Exercise materials:
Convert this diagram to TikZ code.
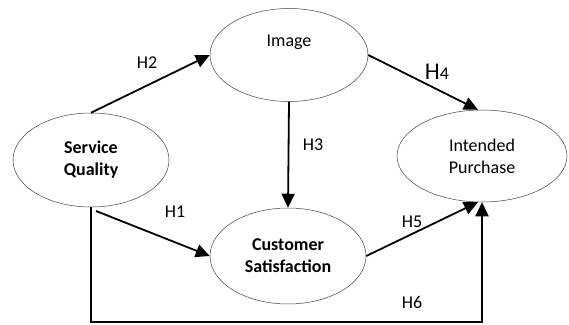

==

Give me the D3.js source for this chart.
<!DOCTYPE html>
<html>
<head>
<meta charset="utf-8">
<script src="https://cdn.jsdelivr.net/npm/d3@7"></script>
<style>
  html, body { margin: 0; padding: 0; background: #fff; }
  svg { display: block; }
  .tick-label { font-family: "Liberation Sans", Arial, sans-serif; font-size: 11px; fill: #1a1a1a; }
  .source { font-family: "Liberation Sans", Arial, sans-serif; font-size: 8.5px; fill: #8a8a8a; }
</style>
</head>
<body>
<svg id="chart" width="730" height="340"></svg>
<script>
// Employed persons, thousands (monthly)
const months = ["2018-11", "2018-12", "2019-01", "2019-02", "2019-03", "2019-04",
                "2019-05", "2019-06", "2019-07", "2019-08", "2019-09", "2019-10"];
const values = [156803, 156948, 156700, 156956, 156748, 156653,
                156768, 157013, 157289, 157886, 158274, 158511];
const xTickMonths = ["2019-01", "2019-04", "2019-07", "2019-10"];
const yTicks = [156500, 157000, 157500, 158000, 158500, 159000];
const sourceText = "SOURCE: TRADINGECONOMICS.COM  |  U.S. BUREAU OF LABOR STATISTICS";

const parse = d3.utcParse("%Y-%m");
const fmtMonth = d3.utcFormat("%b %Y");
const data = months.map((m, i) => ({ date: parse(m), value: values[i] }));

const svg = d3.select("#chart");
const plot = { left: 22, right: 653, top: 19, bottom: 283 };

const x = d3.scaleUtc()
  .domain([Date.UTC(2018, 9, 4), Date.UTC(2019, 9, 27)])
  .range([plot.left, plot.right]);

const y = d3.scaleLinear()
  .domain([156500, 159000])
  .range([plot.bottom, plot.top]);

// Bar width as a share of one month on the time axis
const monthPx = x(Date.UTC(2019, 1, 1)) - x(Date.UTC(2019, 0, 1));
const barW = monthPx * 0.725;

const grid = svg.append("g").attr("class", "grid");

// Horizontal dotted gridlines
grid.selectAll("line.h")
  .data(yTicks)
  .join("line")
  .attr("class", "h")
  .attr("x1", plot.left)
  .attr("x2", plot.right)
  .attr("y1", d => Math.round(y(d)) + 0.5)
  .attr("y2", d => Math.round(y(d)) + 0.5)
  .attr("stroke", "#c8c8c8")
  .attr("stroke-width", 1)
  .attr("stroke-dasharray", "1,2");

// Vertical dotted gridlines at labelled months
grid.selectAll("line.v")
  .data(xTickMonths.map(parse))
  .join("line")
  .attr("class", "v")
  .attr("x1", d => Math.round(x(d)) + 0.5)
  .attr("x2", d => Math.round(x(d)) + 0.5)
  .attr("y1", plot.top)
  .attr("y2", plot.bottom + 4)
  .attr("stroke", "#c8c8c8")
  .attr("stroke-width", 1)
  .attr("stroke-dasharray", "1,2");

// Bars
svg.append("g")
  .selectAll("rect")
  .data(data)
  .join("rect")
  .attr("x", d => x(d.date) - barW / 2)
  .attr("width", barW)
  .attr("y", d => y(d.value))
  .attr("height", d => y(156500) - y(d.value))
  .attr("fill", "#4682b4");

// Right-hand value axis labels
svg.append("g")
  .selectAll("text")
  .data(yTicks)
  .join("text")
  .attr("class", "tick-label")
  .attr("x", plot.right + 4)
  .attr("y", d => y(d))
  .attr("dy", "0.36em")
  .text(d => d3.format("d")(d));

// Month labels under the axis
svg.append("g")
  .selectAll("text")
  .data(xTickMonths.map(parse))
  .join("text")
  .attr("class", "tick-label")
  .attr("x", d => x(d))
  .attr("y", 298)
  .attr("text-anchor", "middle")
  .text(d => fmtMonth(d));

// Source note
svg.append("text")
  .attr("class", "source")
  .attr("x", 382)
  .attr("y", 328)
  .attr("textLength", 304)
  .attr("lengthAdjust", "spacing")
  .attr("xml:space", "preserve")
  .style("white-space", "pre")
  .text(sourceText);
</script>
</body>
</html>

To be done: In the listing above, locate the line containing "Give me the D3.js source for this chart." and the line containing "U.S. BUREAU OF", then transcribe both and every line between them verbatim.

Solution for this exercise:
Give me the D3.js source for this chart.
<!DOCTYPE html>
<html>
<head>
<meta charset="utf-8">
<script src="https://cdn.jsdelivr.net/npm/d3@7"></script>
<style>
  html, body { margin: 0; padding: 0; background: #fff; }
  svg { display: block; }
  .tick-label { font-family: "Liberation Sans", Arial, sans-serif; font-size: 11px; fill: #1a1a1a; }
  .source { font-family: "Liberation Sans", Arial, sans-serif; font-size: 8.5px; fill: #8a8a8a; }
</style>
</head>
<body>
<svg id="chart" width="730" height="340"></svg>
<script>
// Employed persons, thousands (monthly)
const months = ["2018-11", "2018-12", "2019-01", "2019-02", "2019-03", "2019-04",
                "2019-05", "2019-06", "2019-07", "2019-08", "2019-09", "2019-10"];
const values = [156803, 156948, 156700, 156956, 156748, 156653,
                156768, 157013, 157289, 157886, 158274, 158511];
const xTickMonths = ["2019-01", "2019-04", "2019-07", "2019-10"];
const yTicks = [156500, 157000, 157500, 158000, 158500, 159000];
const sourceText = "SOURCE: TRADINGECONOMICS.COM  |  U.S. BUREAU OF LABOR STATISTICS";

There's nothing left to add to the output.